In this time when we are thinking and talking about breathing and not breathing – don’t get sick, don’t make others sick, I can’t breathe – I stop breathing, and then I hear my life-long friend the robin:
Look up, this is all there is. Now, this is all there is. See, it’s gone, but you can catch the next now. Now.
Breathe.

My mother and I drove to our hairdresser’s house this morning at 8:30. The five minute drive takes us past almost all the places my mother has ever lived: her father’s house; the house she and my father built between her father’s house and their general store; her grandparents’ house at the corner of the Barlow and Murray roads. It was a gorgeous spring morning and our little EV slid along by farm fields and water.
We were our hairdresser’s first customers since mid-March. Mom and I donned our jaunty new cotton masks and waited in the car for Joy to wave us into her house. We sanitized our hands, ticked some boxes on a form saying we were not ill and hadn’t travelled outside the province, and descended the stairs into the salon. It’s always clean and tidy, but today it was absolutely sparkling! We had already washed our hair at home, as requested, so she just spritzed us with water and started cutting.
I’m not really that wrapped up in how I look – I am all about comfort, and my hair felt horrible and messy – but even I will admit it was great to look like myself again (Steven said my hair looked a bit like Jim Jarmusch’s earlier this week, so that needed to be fixed!). After we left, our hairdresser would have to clean all the surfaces we touched and get ready for the next customer, over and over all day. She is happy to be back to work, and we are grateful she has stayed in business.
Buried in the early shock of the COVID-19 pandemic shutdown was the exciting announcement on March 13 that areas of PEI with poor internet access would be getting proper high speed service by the end of June 2021.
We’ve been down this road a couple of times before and have been disappointed that it never came our way, but this time there are maps and lists and even talk of fibre op! We moved from dialup to 1.5 Mbps “high speed” at the end of December 2009 and that seemed like a miracle; 10 years later, it doesn’t seem as shiny and lovely. Here’s a speed test tonight:

For this “unlimited high speed internet” plus our home landline and my ancient phone plan (from 1999!) that doesn’t have any data OR texting, we pay $212.

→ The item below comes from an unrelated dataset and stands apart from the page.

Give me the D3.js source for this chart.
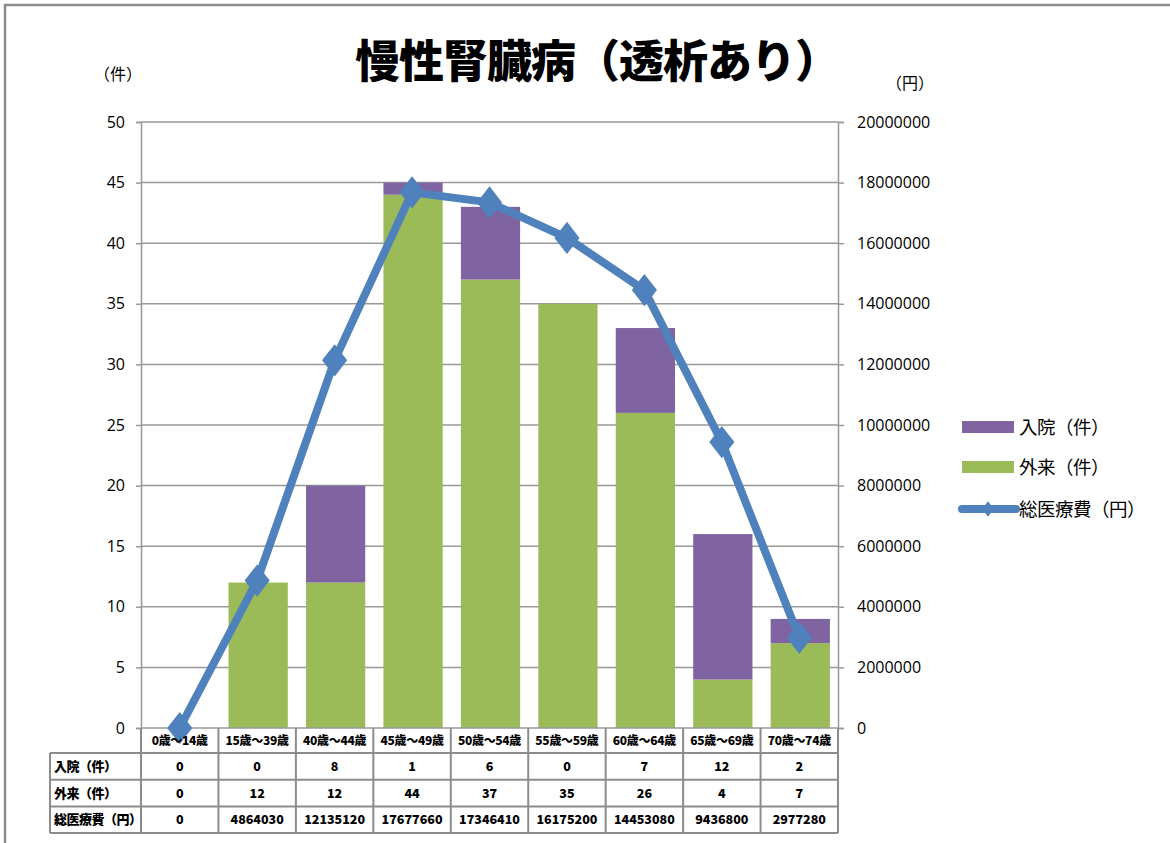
<!DOCTYPE html>
<html>
<head>
<meta charset="utf-8">
<script src="https://cdn.jsdelivr.net/npm/d3@7"></script>
<style>
  html, body { margin: 0; padding: 0; background: #fff; }
  svg { display: block; }
</style>
</head>
<body>
<svg id="chart" width="1170" height="843"></svg>
<script>
// Age groups and counts per group
const categories = ["0歳～14歳", "15歳～39歳", "40歳～44歳", "45歳～49歳", "50歳～54歳", "55歳～59歳", "60歳～64歳", "65歳～69歳", "70歳～74歳"];
const inpatient = [0, 0, 8, 1, 6, 0, 7, 12, 2];       // 入院（件）
const outpatient = [0, 12, 12, 44, 37, 35, 26, 4, 7]; // 外来（件）
const totalCost = [0, 4864030, 12135120, 17677660, 17346410, 16175200, 14453080, 9436800, 2977280]; // 総医療費（円）
const leftTicks = [0, 5, 10, 15, 20, 25, 30, 35, 40, 45, 50];
const rightTicks = [0, 2000000, 4000000, 6000000, 8000000, 10000000, 12000000, 14000000, 16000000, 18000000, 20000000];
const seriesNames = ["入院（件）", "外来（件）", "総医療費（円）"];

const colors = { inpatient: "#8064A2", outpatient: "#9BBB59", cost: "#4F81BD", grid: "#999999" };
const latin = "'Open Sans', 'Noto Sans', sans-serif";
const cjk = "'Noto Sans CJK JP', sans-serif";

const svg = d3.select("#chart");

// outer frame
svg.append("path")
  .attr("d", "M5,843 L5,5 L1170,5")
  .attr("fill", "none").attr("stroke", "#8c8c8c").attr("stroke-width", 2.5);

// Plot area
const plot = { left: 141, right: 838, top: 122, bottom: 728 };

const x = d3.scaleBand().domain(categories).range([plot.left, plot.right]).paddingInner(0.235).paddingOuter(0.1175);
const yL = d3.scaleLinear().domain([0, 50]).range([plot.bottom, plot.top]);
const yR = d3.scaleLinear().domain([0, 20000000]).range([plot.bottom, plot.top]);
const band = d3.scaleBand().domain(categories).range([plot.left, plot.right]);

// gridlines
svg.append("g").selectAll("line").data(leftTicks.filter(d => d > 0)).join("line")
  .attr("x1", plot.left).attr("x2", plot.right)
  .attr("y1", d => yL(d)).attr("y2", d => yL(d))
  .attr("stroke", colors.grid).attr("stroke-width", 1.5);

// left axis
const axL = svg.append("g").attr("transform", `translate(${plot.left},0)`)
  .call(d3.axisLeft(yL).tickValues(leftTicks).tickSize(5).tickPadding(11));
// right axis
const axR = svg.append("g").attr("transform", `translate(${plot.right},0)`)
  .call(d3.axisRight(yR).tickValues(rightTicks).tickSize(6).tickPadding(13).tickFormat(d3.format("d")));
[axL, axR].forEach(ax => {
  ax.select(".domain").attr("stroke", colors.grid).attr("stroke-width", 1.5);
  ax.selectAll(".tick line").attr("stroke", colors.grid).attr("stroke-width", 1.5);
  ax.selectAll(".tick text").attr("font-family", latin).attr("font-size", 16).attr("fill", "#000");
});

// stacked bars: outpatient at the bottom, inpatient on top
const rows = categories.map((c, i) => ({ cat: c, outpatient: outpatient[i], inpatient: inpatient[i] }));
const stacked = d3.stack().keys(["outpatient", "inpatient"])(rows);
svg.append("g").selectAll("g").data(stacked).join("g")
  .attr("fill", d => colors[d.key])
  .selectAll("rect").data(d => d).join("rect")
  .attr("x", d => x(d.data.cat) + 1)
  .attr("width", x.bandwidth())
  .attr("y", d => yL(d[1]))
  .attr("height", d => yL(d[0]) - yL(d[1]));

// bottom axis line
svg.append("line").attr("x1", plot.left).attr("x2", plot.right)
  .attr("y1", plot.bottom).attr("y2", plot.bottom)
  .attr("stroke", colors.grid).attr("stroke-width", 1.5);

// total cost line with diamond markers
const cx = c => band(c) + band.bandwidth() / 2;
const line = d3.line().x((d, i) => cx(categories[i])).y(d => yR(d));
svg.append("path").datum(totalCost)
  .attr("d", line).attr("fill", "none")
  .attr("stroke", colors.cost).attr("stroke-width", 8).attr("stroke-linejoin", "round");
const diamond = d3.symbol().type(d3.symbolDiamond).size(300);
svg.append("g").selectAll("path").data(totalCost).join("path")
  .attr("d", diamond)
  .attr("transform", (d, i) => `translate(${cx(categories[i])},${yR(d)}) scale(1.35,1)`)
  .attr("fill", colors.cost);

// data table
const table = { left: 50, top: 728, catBottom: 753, rowH: 26.7 };
const tg = svg.append("g");
const tblStroke = "#8c8c8c";
const values = [inpatient, outpatient, totalCost];
// category header row
categories.forEach((c, i) => {
  tg.append("text").attr("x", cx(c)).attr("y", (table.top + table.catBottom) / 2 + 4.5)
    .attr("text-anchor", "middle").attr("font-family", cjk).attr("font-weight", 900)
    .attr("font-size", 12).attr("letter-spacing", -0.3).attr("fill", "#000").text(c);
});
const tBottom = table.catBottom + table.rowH * 3;
// horizontal rules
[0, 1, 2, 3].forEach(k => {
  const yy = table.catBottom + k * table.rowH;
  tg.append("line").attr("x1", table.left).attr("x2", plot.right).attr("y1", yy).attr("y2", yy)
    .attr("stroke", tblStroke).attr("stroke-width", 2);
});
// vertical rules
tg.append("line").attr("x1", table.left).attr("x2", table.left).attr("y1", table.catBottom).attr("y2", tBottom)
  .attr("stroke", tblStroke).attr("stroke-width", 2);
categories.concat([null]).forEach((c, i) => {
  const xx = c === null ? plot.right : band(c);
  tg.append("line").attr("x1", xx).attr("x2", xx).attr("y1", table.top).attr("y2", tBottom)
    .attr("stroke", tblStroke).attr("stroke-width", 2);
});
// row headers and values
seriesNames.forEach((name, r) => {
  const yy = table.catBottom + r * table.rowH + table.rowH / 2 + 4.5;
  tg.append("text").attr("x", table.left + 4).attr("y", yy)
    .attr("font-family", cjk).attr("font-weight", 900).attr("font-size", 13).attr("letter-spacing", -0.5)
    .attr("fill", "#000").text(name);
  values[r].forEach((v, i) => {
    tg.append("text").attr("x", cx(categories[i])).attr("y", yy).attr("text-anchor", "middle")
      .attr("font-family", cjk).attr("font-weight", 900).attr("font-size", 12.5).attr("fill", "#000").text(v);
  });
});

// title and unit labels
svg.append("text").attr("x", 597).attr("y", 78).attr("text-anchor", "middle")
  .attr("font-family", cjk).attr("font-weight", 900).attr("font-size", 45).attr("letter-spacing", -1).attr("fill", "#000")
  .text("慢性腎臓病（透析あり）");
svg.append("text").attr("x", 118).attr("y", 80).attr("text-anchor", "middle")
  .attr("font-family", cjk).attr("font-size", 16).attr("fill", "#000").text("（件）");
svg.append("text").attr("x", 910).attr("y", 89).attr("text-anchor", "middle")
  .attr("font-family", cjk).attr("font-size", 16).attr("fill", "#000").text("（円）");

// legend
const lg = svg.append("g");
const legendY = [427, 467, 509];
lg.append("rect").attr("x", 962).attr("y", legendY[0] - 6).attr("width", 52).attr("height", 12).attr("fill", colors.inpatient);
lg.append("rect").attr("x", 962).attr("y", legendY[1] - 6).attr("width", 52).attr("height", 12).attr("fill", colors.outpatient);
lg.append("line").attr("x1", 962).attr("x2", 1016).attr("y1", legendY[2]).attr("y2", legendY[2])
  .attr("stroke", colors.cost).attr("stroke-width", 8).attr("stroke-linecap", "round");
lg.append("path").attr("d", d3.symbol().type(d3.symbolDiamond).size(70))
  .attr("transform", `translate(988,${legendY[2]}) scale(1.3,1)`).attr("fill", colors.cost);
seriesNames.forEach((n, i) => {
  lg.append("text").attr("x", 1019).attr("y", legendY[i] + 7)
    .attr("font-family", cjk).attr("font-size", 18.5).attr("letter-spacing", -0.5).attr("fill", "#000").text(n);
});
</script>
</body>
</html>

If this promise of internet Nirvana wasn’t exciting enough, along comes Elon Musk’s SpaceX Starlink service, a plan to place thousands of satellites in low Earth orbit to make broadband internet available to the whole world by the end of 2021. Some of the satellites have been launched and are visible at night as a line of lights moving across the sky. They will be swinging by PEI tonight at 9:25 p.m., so I’ll be out having a peek at the future.